The United Nations (UN) Special Rapporteur on Toxics and Human Rights, Mr Marcos Orellana, has called on the government to take further steps in strengthening its legal framework and improve implementation and enforcement, to guarantee the right to live in a clean, healthy and sustainable environment.
Mr Orellana noted that there was weak implementation of laws concerning chemicals and wastes at the national level thereby putting individuals at risk of serious human rights violations.
He therefore, advised that in the face of threats posed by toxic substances, there was an urgent need for Ghana to respect and guarantee the free and full exercise of human rights.
The UN Special Rapporteur was speaking at a media briefing in Accra on Tuesday, at the conclusion of a 14-day visit to the country.
The aim of the visit was to collect and assess first-hand information related to issues concerning his mandate and to offer recommendations to the government and other stakeholders.

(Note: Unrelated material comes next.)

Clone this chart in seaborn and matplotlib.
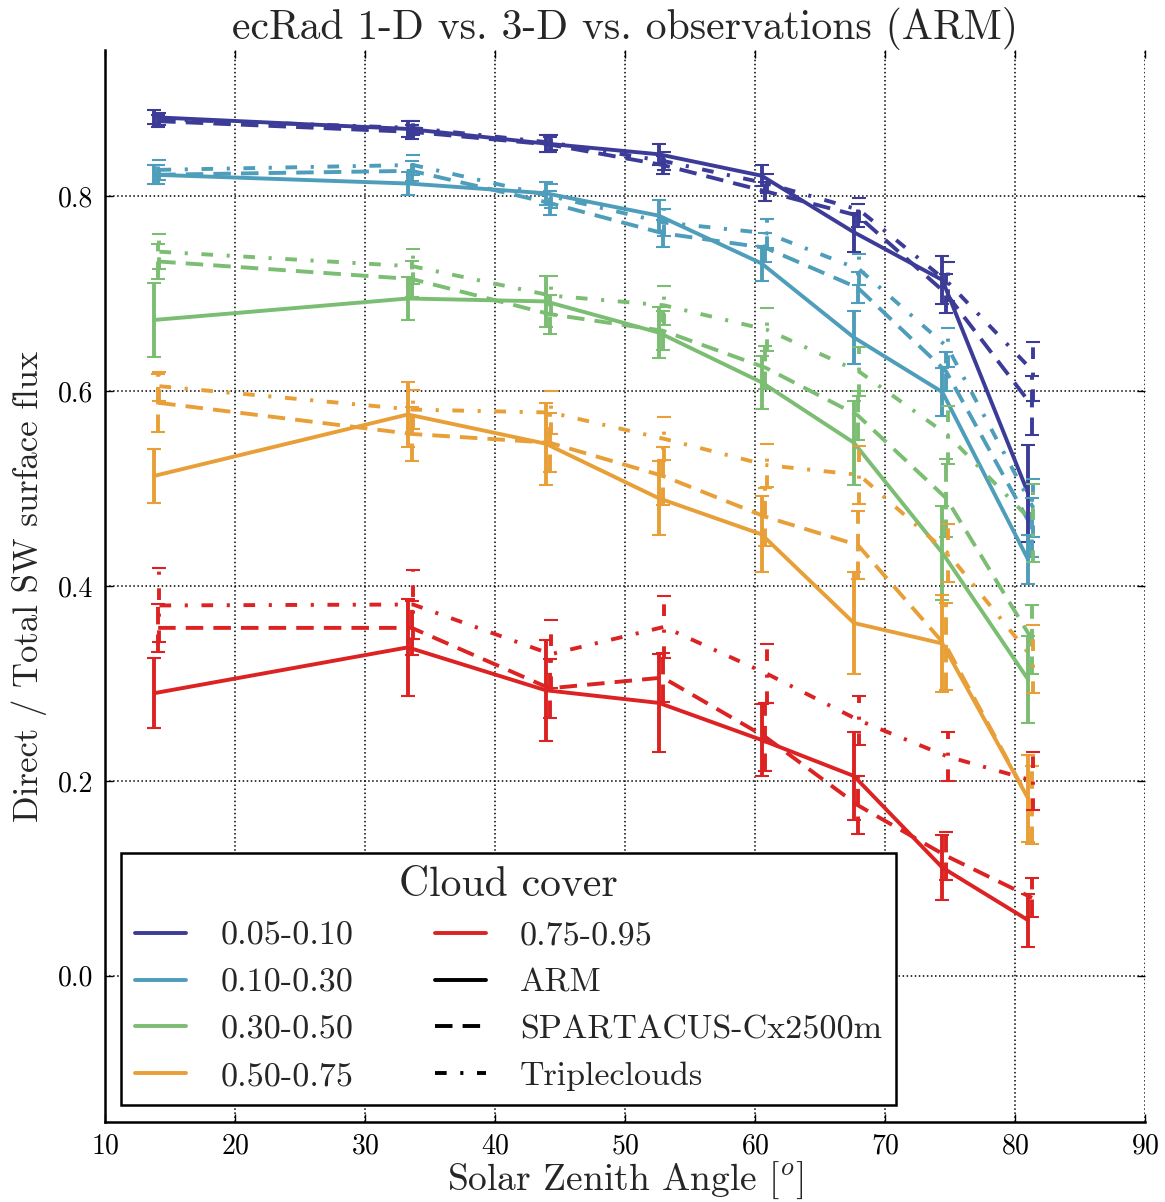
import numpy as np
import pandas as pd
import seaborn as sns
import matplotlib.pyplot as plt
from matplotlib.lines import Line2D

# Solar zenith angle bins
sza = [13.8, 33.3, 43.9, 52.6, 60.5, 67.6, 74.4, 81.0]

covers = ['0.05-0.10', '0.10-0.30', '0.30-0.50', '0.50-0.75', '0.75-0.95']
models = ['ARM', 'SPARTACUS-Cx2500m', 'Tripleclouds']

# Direct / total ratio, one list per cover class and source
arm_005 = [0.881, 0.869, 0.854, 0.843, 0.821, 0.763, 0.714, 0.495]
spa_005 = [0.877, 0.866, 0.853, 0.832, 0.805, 0.780, 0.700, 0.585]
tri_005 = [0.879, 0.870, 0.855, 0.836, 0.813, 0.786, 0.712, 0.620]

arm_010 = [0.822, 0.813, 0.803, 0.780, 0.731, 0.655, 0.599, 0.427]
spa_010 = [0.822, 0.826, 0.793, 0.762, 0.747, 0.706, 0.620, 0.460]
tri_010 = [0.827, 0.832, 0.800, 0.773, 0.762, 0.725, 0.645, 0.480]

arm_030 = [0.673, 0.695, 0.692, 0.660, 0.609, 0.547, 0.434, 0.304]
spa_030 = [0.733, 0.715, 0.679, 0.662, 0.624, 0.575, 0.490, 0.345]
tri_030 = [0.743, 0.728, 0.698, 0.688, 0.663, 0.620, 0.555, 0.465]

arm_050 = [0.513, 0.576, 0.546, 0.490, 0.453, 0.362, 0.341, 0.182]
spa_050 = [0.588, 0.556, 0.547, 0.513, 0.471, 0.442, 0.338, 0.175]
tri_050 = [0.605, 0.581, 0.578, 0.551, 0.524, 0.514, 0.434, 0.325]

arm_075 = [0.290, 0.337, 0.293, 0.280, 0.242, 0.205, 0.111, 0.057]
spa_075 = [0.357, 0.357, 0.295, 0.306, 0.245, 0.175, 0.123, 0.080]
tri_075 = [0.380, 0.381, 0.330, 0.358, 0.310, 0.262, 0.225, 0.200]

# half-widths of the error bars
err_arm_005 = [0.007, 0.008, 0.009, 0.011, 0.011, 0.020, 0.025, 0.050]
err_spa_005 = [0.006, 0.007, 0.008, 0.009, 0.010, 0.012, 0.020, 0.030]
err_tri_005 = [0.006, 0.007, 0.008, 0.009, 0.010, 0.012, 0.020, 0.030]

err_arm_010 = [0.010, 0.012, 0.012, 0.016, 0.018, 0.027, 0.025, 0.025]
err_spa_010 = [0.010, 0.010, 0.012, 0.014, 0.015, 0.016, 0.020, 0.030]
err_tri_010 = [0.010, 0.010, 0.012, 0.014, 0.015, 0.016, 0.020, 0.030]

err_arm_030 = [0.038, 0.022, 0.026, 0.026, 0.027, 0.043, 0.048, 0.045]
err_spa_030 = [0.018, 0.018, 0.020, 0.020, 0.022, 0.025, 0.040, 0.035]
err_tri_030 = [0.018, 0.018, 0.020, 0.020, 0.022, 0.025, 0.030, 0.040]

err_arm_050 = [0.028, 0.033, 0.042, 0.038, 0.039, 0.052, 0.050, 0.045]
err_spa_050 = [0.030, 0.028, 0.030, 0.030, 0.030, 0.035, 0.045, 0.040]
err_tri_050 = [0.015, 0.020, 0.022, 0.022, 0.022, 0.030, 0.030, 0.035]

err_arm_075 = [0.036, 0.050, 0.052, 0.050, 0.037, 0.045, 0.033, 0.027]
err_spa_075 = [0.025, 0.028, 0.030, 0.025, 0.035, 0.030, 0.025, 0.020]
err_tri_075 = [0.038, 0.035, 0.035, 0.032, 0.030, 0.025, 0.025, 0.030]

values = {
    '0.05-0.10': [arm_005, spa_005, tri_005],
    '0.10-0.30': [arm_010, spa_010, tri_010],
    '0.30-0.50': [arm_030, spa_030, tri_030],
    '0.50-0.75': [arm_050, spa_050, tri_050],
    '0.75-0.95': [arm_075, spa_075, tri_075],
}
errors = {
    '0.05-0.10': [err_arm_005, err_spa_005, err_tri_005],
    '0.10-0.30': [err_arm_010, err_spa_010, err_tri_010],
    '0.30-0.50': [err_arm_030, err_spa_030, err_tri_030],
    '0.50-0.75': [err_arm_050, err_spa_050, err_tri_050],
    '0.75-0.95': [err_arm_075, err_spa_075, err_tri_075],
}

colors = ['#3C3C98', '#4E9DBA', '#7BBD72', '#E89F37', '#DC2222']
palette = dict(zip(covers, colors))
dash_styles = {'ARM': '', 'SPARTACUS-Cx2500m': (4.5, 2.6), 'Tripleclouds': (3, 3.5, 0.8, 3.5)}
x_shift = {'ARM': 0.0, 'SPARTACUS-Cx2500m': 0.3, 'Tripleclouds': 0.4}

# long-form table for seaborn
rows = []
for c in covers:
    for m, vals, errs in zip(models, values[c], errors[c]):
        for x, v, e in zip(sza, vals, errs):
            rows.append({'sza': x + x_shift[m], 'ratio': v, 'err': e, 'cover': c, 'model': m})
df = pd.DataFrame(rows)

sns.set_theme(style='white')
plt.rcParams['font.family'] = ['cmr10', 'DejaVu Serif']
plt.rcParams['mathtext.fontset'] = 'cm'
plt.rcParams['axes.formatter.use_mathtext'] = True

fig = plt.figure(figsize=(11.65, 12.02), dpi=100)
ax = fig.add_axes([0.090, 0.0666, 0.893, 0.8918])

lw = 2.8
sns.lineplot(data=df, x='sza', y='ratio', hue='cover', style='model',
             palette=palette, dashes=dash_styles, hue_order=covers,
             style_order=models, linewidth=lw, legend=False, ax=ax)

# explicit error bars
for c in covers:
    for m in models:
        sub = df[(df.cover == c) & (df.model == m)]
        eb = ax.errorbar(sub.sza, sub.ratio, yerr=sub.err, fmt='none',
                         ecolor=palette[c], elinewidth=lw, capsize=5, capthick=1.5)
        if m != 'ARM':
            eb[2][0].set_linestyle((0, dash_styles[m]))

ax.set_xlim(10, 90)
ax.set_ylim(-0.15, 0.95)
ax.set_xticks(np.arange(10, 91, 10))
ax.set_yticks([0.0, 0.2, 0.4, 0.6, 0.8])
ax.set_yticklabels(['0.0', '0.2', '0.4', '0.6', '0.8'])
ax.grid(True, linestyle=':', color='black', linewidth=1.1)
for s in ['top', 'right']:
    ax.spines[s].set_visible(False)
for s in ['left', 'bottom']:
    ax.spines[s].set_color('black')
    ax.spines[s].set_linewidth(1.8)
ax.tick_params(direction='in', length=6, width=1, colors='black', labelsize=20,
               top=True, right=True, left=True, bottom=True, pad=8)

ax.set_title('ecRad 1-D vs. 3-D vs. observations (ARM)', fontsize=30, pad=8)
ax.set_xlabel('Solar Zenith Angle [$^o$]', fontsize=27, labelpad=0)
ax.set_ylabel('Direct / Total SW surface flux', fontsize=25, labelpad=8)

handles = [Line2D([], [], color=col, lw=lw) for col in colors]
labels = list(covers)
for m in models:
    ls = '-' if m == 'ARM' else (0, dash_styles[m])
    handles.append(Line2D([], [], color='black', lw=lw, linestyle=ls))
    labels.append(m)
leg = ax.legend(handles, labels, title='Cloud cover', ncol=2, loc='lower left',
                bbox_to_anchor=(0.016, 0.016), borderaxespad=0, fontsize=24.5,
                title_fontsize=30, frameon=True, fancybox=False, framealpha=1,
                edgecolor='black', handlelength=1.5, labelspacing=0.5,
                columnspacing=2.4, borderpad=0.4, handletextpad=1.0)
leg.get_frame().set_linewidth(1.8)

fig.savefig('out.png', dpi=100)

In his preliminary findings, the expert found out that, the toxic impact of mercury uses in small-scale gold mining, hazardous pesticides, plastics and e-waste exposures were particularly of much concern.
On the use of mercury in small-scale mining, Mr Orellana further observed that, their use contaminated soils and water sources at a national scale, thus compromising the rights of present and future generations.
He therefore, entreated the government to ban the trade and use of mercury, and address its use as a form of environmental crime. This could be done by championing amendments to strengthen the Minamata Convention on mercury.
Talking about the exposure of electronic waste (E-Waste), the Special Rapporteur cited that a variety of second-hand electronic materials, were imported into the country through the port of Tema, including hundreds of thousands of tons of discarded electronics mostly from Western Europe and the US.
“While imported electronic materials is officially labeled as used or second hand, many of the discarded goods are in the state beyond repair constituting electronic and electrical waste (E-Waste),” he noted.
Mr Orellana on his visit to Agbogbloshie, one of the world’s largest e-waste dumpsites, witnessed thousands of people living and working without protective equipment which exposed them to high levels of hazardous substances released in the dismantling and recycling of e-wastes.
“As I walked around the sites, I have seen a range of highly hazardous activities taking place a few metres away from families’ homes including re-purposing refrigerators and the burning of electronic cables for the extraction of copper,” he mentioned.
He also added that for a meagre income, children left their schools to burn electronic cables for the extraction of copper due to the lack of sound management.